07/07/15

GAZA: Attivisti internazionali? Meglio chiamarli passivisti


Nella Striscia di Gaza alcuni giovani raccontano di progetti di sviluppo mai messi in atto, raccolte fondi inesistenti, attivisti in cerca di affermazione personale


Molti studiosi negli ultimi decenni si sono dedicati allo studio della figura del volontario elaborando teorie psicosociologiche che sfatano il luogo comune dell’“attivista/volontario” di paladino intento a remare controcorrente nel mare dei valori perduti.

Una teoria di Daniel Batson, uno tra i più grandi esperti di psicologia sociale, distingue tra “interesse empatico, come motivazione puramente altruistica, e il disagio personale dove si aiuta il prossimo per ridurre il proprio stato di malessere di fronte alla sofferenza altrui”. In questo ultimo caso si tratta di “motivazione egoistica”, per la quale persona tende anche a sostituirsi all’altro convinta di procedere per il meglio.

Considerando questo tipo di atteggiamento ad ampio raggio, una delle conseguenze scaturite risiede in progetti di sviluppo quasi inutili, che non corrispondono alla domanda locale.

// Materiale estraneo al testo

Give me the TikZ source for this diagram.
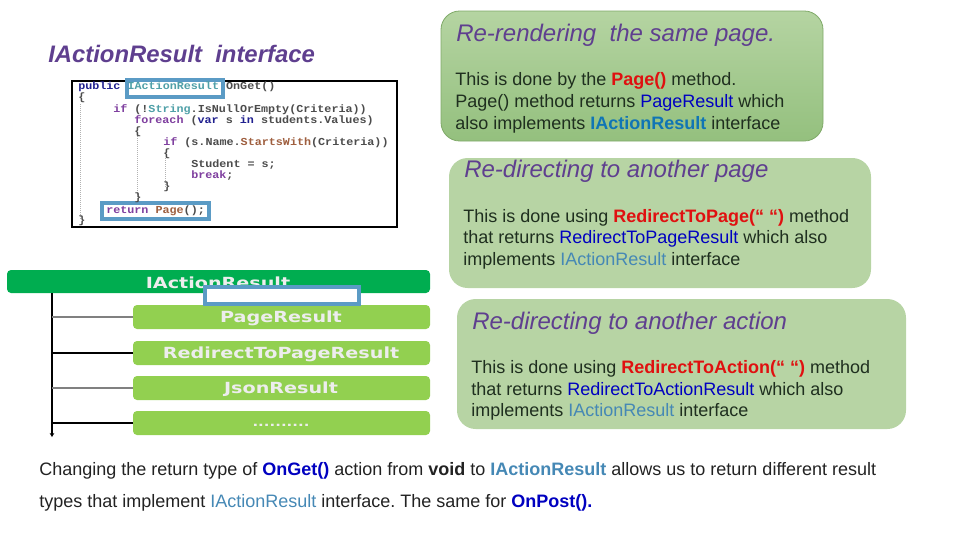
\documentclass[tikz,border=0pt]{standalone}
\usepackage{fontspec}
\setmainfont{Liberation Sans}
\setmonofont[FakeStretch=1.1]{Liberation Mono}
\newfontfamily\widefont[FakeStretch=1.25]{DejaVu Sans}
\usetikzlibrary{arrows.meta}
\definecolor{cardg}{HTML}{B7D4A4}
\definecolor{cardtop}{HTML}{B5D4A2}
\definecolor{cardbot}{HTML}{94C07E}
\definecolor{cardline}{HTML}{7FA968}
\definecolor{headc}{HTML}{5F3F8F}
\definecolor{bodyc}{HTML}{1F2F1F}
\definecolor{footc}{HTML}{222222}
\definecolor{mainc}{HTML}{00AD50}
\definecolor{subc}{HTML}{92D050}
\definecolor{frameb}{HTML}{5B9BC5}
\definecolor{redc}{HTML}{E01010}
\definecolor{bluec}{HTML}{0000C0}
\definecolor{tealc}{HTML}{1075B5}
\definecolor{teallt}{HTML}{4588B5}
\definecolor{codeb}{HTML}{20208F}
\definecolor{codet}{HTML}{4FA0A8}
\definecolor{codep}{HTML}{7F3F9F}
\definecolor{coder}{HTML}{9F5F3F}
\tikzset{
 px/.style={x=0.75pt,y=-0.75pt},
 head/.style={anchor=base west,inner sep=0pt,font=\fontsize{18}{18}\selectfont\itshape,text=headc},
 body/.style={anchor=base west,inner sep=0pt,font=\fontsize{13.5}{16}\selectfont,text=bodyc},
 foot/.style={anchor=base west,inner sep=0pt,font=\fontsize{13.5}{16}\selectfont,text=footc},
 mainbar/.style={fill=mainc,rounded corners=3pt,draw=none,anchor=north west,inner sep=0pt,outer sep=0pt,minimum width=423*0.75pt,minimum height=23*0.75pt},
 subbar/.style={fill=subc,rounded corners=3pt,draw=none,anchor=north west,inner sep=0pt,outer sep=0pt,minimum width=297*0.75pt,minimum height=24*0.75pt},
 barlab/.style={font=\widefont\bfseries\fontsize{11.5}{12}\selectfont,text=white!93!black,inner sep=0pt},
 code/.style={anchor=base west,inner sep=0pt,font=\ttfamily\bfseries\fontsize{8}{10}\selectfont,text=black!70},
 hl/.style={draw=frameb,line width=3pt,anchor=north west,inner sep=0pt,outer sep=0pt},
 stem/.style={line width=1.4pt,-{Stealth[length=3pt,width=3.5pt]}},
 twig/.style={line width=1.1pt},
 guide/.style={draw=gray!60,densely dotted,line width=0.5pt},
}
\newcommand{\kw}[1]{\textcolor{codeb}{#1}}
\newcommand{\ctl}[1]{\textcolor{codep}{#1}}
\begin{document}
\frenchspacing
\begin{tikzpicture}[px]
\useasboundingbox (0,0) rectangle (960,540);
% title
\node[anchor=base west,inner sep=0pt,font=\fontsize{17.9}{18}\selectfont\itshape\bfseries,text=headc] (title) at (48,62) {IActionResult\ \ interface};
% code image
\node[draw=black,line width=0.8pt,inner sep=0pt,outer sep=0pt,anchor=north west,minimum height=146*0.75pt,minimum width=325*0.75pt,fill=white] (codebox) at (72,81) {};
\node[hl,fill=white,minimum width=96*0.75pt,minimum height=17*0.75pt] (h1) at (127,80) {};
\node[hl,fill=white,minimum width=107*0.75pt,minimum height=16*0.75pt] (h2) at (102,203) {};
\draw[guide] (80,104) -- (80,220);
\draw[guide] (137,136) -- (137,198);
\draw[guide] (165,158) -- (165,187);
\node[code] (c1) at (78,89) {\kw{public} \textcolor{codet}{IActionResult} OnGet()};
\node[code] (c2) at (78,100) {\{};
\node[code] (c3) at (113,112) {\ctl{if} (!\textcolor{codet}{String}.IsNullOrEmpty(Criteria))};
\node[code] (c4) at (134,123) {\ctl{foreach} (\kw{var} s \kw{in} students.Values)};
\node[code] (c5) at (134,134) {\{};
\node[code] (c6) at (163,145) {\ctl{if} (s.Name.\textcolor{coder}{StartsWith}(Criteria))};
\node[code] (c7) at (163,156) {\{};
\node[code] (c8) at (191,167) {Student = s;};
\node[code] (c9) at (191,178) {\ctl{break};};
\node[code] (c10) at (163,189) {\}};
\node[code] (c11) at (134,200) {\}};
\node[code] (c12) at (106,213) {\ctl{return} \textcolor{coder}{Page}();};
\node[code] (c13) at (78,223) {\}};
% tree
\node[mainbar] (mb) at (7,270) {};
\coordinate (stemtop) at (52,293);
\coordinate (stemend) at (52,437);
\node[barlab] (mbl) at (218,283) {IActionResult};
\node[subbar] (b1) at (133,305) {};
\node[subbar] (b2) at (133,341) {};
\node[subbar] (b3) at (133,376) {};
\node[subbar] (b4) at (133,411) {};
\node[barlab] (b1l) at (281,318) {PageResult};
\node[barlab] (b2l) at (281,354) {RedirectToPageResult};
\node[barlab] (b3l) at (281,389) {JsonResult};
\node[barlab,font=\widefont\bfseries\fontsize{9}{10}\selectfont] (b4l) at (281,425) {..........};
\draw[stem] (stemtop) -- (stemend);
\draw[twig,draw=gray] (b1.west) -- (b1.west -| stemtop);
\draw[twig,draw=black] (b2.west) -- (b2.west -| stemtop);
\draw[twig,draw=gray] (b3.west) -- (b3.west -| stemtop);
\draw[twig,draw=black] (b4.west) -- (b4.west -| stemtop);
\node[hl,fill=white,minimum width=154*0.75pt,minimum height=17*0.75pt] (h3) at (205,287) {};
% cards
\shade[top color=cardtop,bottom color=cardbot,draw=cardline,line width=0.6pt,rounded corners=14pt] (441,11) rectangle (823,141);
\fill[cardg,rounded corners=14pt] (449,158) rectangle (871,288);
\fill[cardg,rounded corners=14pt] (457,299) rectangle (906,429);
% card 1
\node[head] (t1) at (456,41) {Re-rendering\ \ the same page.};
\node[body] (l11) at (455,85) {This is done by the \textcolor{redc}{\textbf{Page()}} method.};
\node[body] (l12) at (455,107) {Page() method returns \textcolor{bluec}{PageResult} which};
\node[body] (l13) at (455,129) {also implements \textcolor{tealc}{\textbf{IActionResult}} interface};
% card 2
\node[head] (t2) at (464,177) {Re-directing to another page};
\node[body] (l21) at (463,222) {This is done using \textcolor{redc}{\textbf{RedirectToPage(“ “)}} method};
\node[body] (l22) at (463,243) {that returns \textcolor{bluec}{RedirectToPageResult} which also};
\node[body] (l23) at (463,265) {implements \textcolor{teallt}{IActionResult} interface};
% card 3
\node[head] (t3) at (472,329) {Re-directing to another action};
\node[body] (l31) at (471,373) {This is done using \textcolor{redc}{\textbf{RedirectToAction(“ “)}} method};
\node[body] (l32) at (471,395) {that returns \textcolor{bluec}{RedirectToActionResult} which also};
\node[body] (l33) at (471,416) {implements \textcolor{teallt}{IActionResult} interface};
% footer
\node[foot] (f1) at (39,475) {Changing the return type of \textcolor{bluec}{\textbf{OnGet()}} action from \textbf{void} to \textcolor{teallt}{\textbf{IActionResult}} allows us to return different result};
\node[foot] (f2) at (39,507) {types that implement \textcolor{teallt}{IActionResult} interface. The same for \textcolor{bluec}{\textbf{OnPost().}}};
\end{tikzpicture}
\end{document}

Una indispensabile buona prassi dei progetti rivolti a target di popolazioni in situazioni di disagio e/o sottosviluppo è la capacità di percepire il giusto intervento intercettando ed ascoltando i bisogni della popolazione locale. Per riprendere Carlos Costa, progettista internazionale e docente di progettazione, occorrerebbe sempre ricordare che “un buon progetto di sviluppo non parte da una propria idea, ma da una richiesta locale”. Considerando tutto questo, si spiega come talvolta i volontari/attivisti che tendono a sostituirsi all’altro, mettono in atto interventi e attività di cui la popolazione locale non ha bisogno almeno nell’immediato, o che rappresentano risposte collaterali che non sopperiscono a bisogni primari ed urgenti.

Secondo recenti stime della Banca Mondiale, il tasso di disoccupazione nella Striscia di Gaza è salito al 43%, il più alto del mondo. Il 60% de giovani non ha occupazione, tantomeno la libertà di emigrare per cercarla. La ricostruzione dopo gli ultimi bombardamenti ancora non è partita, l’elettricità è un lusso di cui, dopo il tramonto, migliaia di persone non possono godere.

Eppure alcuni giovani locali hanno raccontato di come ci siano stati progetti mai realizzati, soldi raccolti da campagne di fundraising internazionali e locali che non sono stati impiegati negli interventi pubblicizzati. Hanno spiegato: “Spesso ci contattano sul web o di persona giornalisti, che sono in cerca di chissà quali informazioni . E alcuni si spacciano per giornalisti, ma non lo sono. Sono solo persone che cercano di utilizzarci, che sono alla ricerca di affermazione personale. Vivere qui non significa che ci manca la dignità…e ci piacerebbe non essere umiliati anche in questo modo”. Nella Striscia sdi Gaza succede che alcuni volontari/attivisti internazionali visitano spontaneamente delle famiglie, nelle loro case. Senza conoscerli, senza un invito, senza un motivo concreto. Tutto questo sembra essere espressione di un razzismo “al contrario” (così viene definito, in gergo popolare, questo fenomeno).

Viceversa, capita che alcuni locali cerchino disperatamente l’attenzione degli internazionali sperando in un po’ di visibilità, o magari in un aiuto per uscire da quel carcere a cielo aperto. Alcune ricerche accademiche che analizzano il fenomeno spiegano che “forse non è del tutto azzardato suggerire che spesso i volontari hanno più bisogno degli assistiti che non gli assistiti dei volontari”(A. Pangrazzi).

Sembrerebbe, inoltre, che alcuni siano praticamente incriticabili. “Quando si prova ad esprimere la propria opinione, la gente ti attacca dicendoti ‘loro hanno lasciato le loro case e le loro famiglie per aiutarvi e voi li attaccate?’ “ racconta un giovane operatore sociale di un campo profughi nel sud della Striscia. Certamente si tratta di un fenomeno minimale, rispetto al grande supporto che professionisti, operatori e l’attivismo concreto danno alla popolazione, ma dovrebbe comunque far riflettere.

“Per alcuni il volontariato è molto gratificante – si apprende da una ricerca di Pangrazzi – perché dà significato nuovo alla vita, per altri serve ad alleviare un certo senso di isolamento; per altri ancora può contribuire alla pace interiore o alla soddisfazione di avere un certo protagonismo”. Va da sé che una popolazione martoriata da guerre, embrargo, discriminazione e povertà avrebbe bisogno di un supporto sano, non di buonismo.